January 22, 2018/FBNQuest Research 

PT up 19% to N234.0, reflecting lower interest rate environment
We forecast PBT growth of 6% y/y to N10.3bn for 11 PLC (11) in 2018. However, we estimate an EPS decline of -14% y/y to N19.46 during the same period. The central driver behind this forecast is that we do not have an estimate for the OCI line over the next four quarters.

Excluding this income line, earnings growth is broadly in line with our PBT growth expectation. We also do not anticipate any acquisition-related costs hitting the firm’s P&L this year.
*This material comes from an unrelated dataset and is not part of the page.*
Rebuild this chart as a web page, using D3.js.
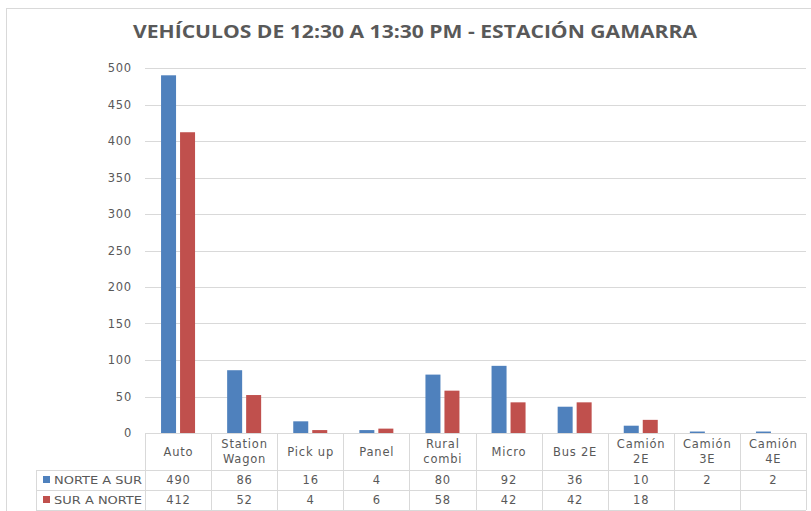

We believe 11’s new core management will take on a more aggressive approach and as such expect the firm to gradually gain market share, especially within the white products category. Nonetheless, we believe the partial deregulation of the downstream sub-sector of the industry is likely to weigh on petroleum marketers’ growth prospects.

In order to prevent gasoline shortages last year, the state oil company, NNPC, was the major petroleum product importer. Rising petroleum product prices resulted in the expected open market price rising significantly above the price ceiling of N145 per litre. Our new price target of N234.0 is up 19% and implies an upside potential of +8.3%. Our price target is driven by market-reflective adjustments to our risk-free rate and equity risk premium assumptions. While we lowered the former by 150bps to 14%, we cut the latter by 50bps to 6.0%.

In 2017, Mobil shares declined -30% in 2017 underperforming the ASI by 73%. In the absence of a gasoline price hike or a full deregulation, we do not see any near term catalysts for the stock in 2018. As such, we maintain our Neutral rating. Mobil shares are trading on a 2017E P/E multiple of 9.6x for an average EPS decline of -4% y/y over the 2017-2019E period. 

9M 2017 PBT up 7% y/y while PAT came in flattish y/y
In 9M 2017, while sales of N88.3bn grew 23% y/y, PAT came in flattish y/y at N5.9bn. A gross margin contraction of -448bps y/y to 12.1% and one-off pension-related expense of –N2.2bn offset the double-digit topline growth and -5% y/y opex decline.

Following the acquisition of a majority stake in Mobil by NIPCO a significant portion of the firm’s Defined Benefit Scheme was migrated to a Defined Contribution Scheme leading to the actuarial loss. Mobil also posted other comprehensive income of N1.3bn.

In Q3, Sales grew 48% y/y N32.0bn compared with Q1 and Q2 growth which came in below 15%. Compared with our estimates, sales and PAT beat by 12% and 16% respectively. The wider variance on the earnings line is driven by a positive surprise in operating expenses which came in lower than expected.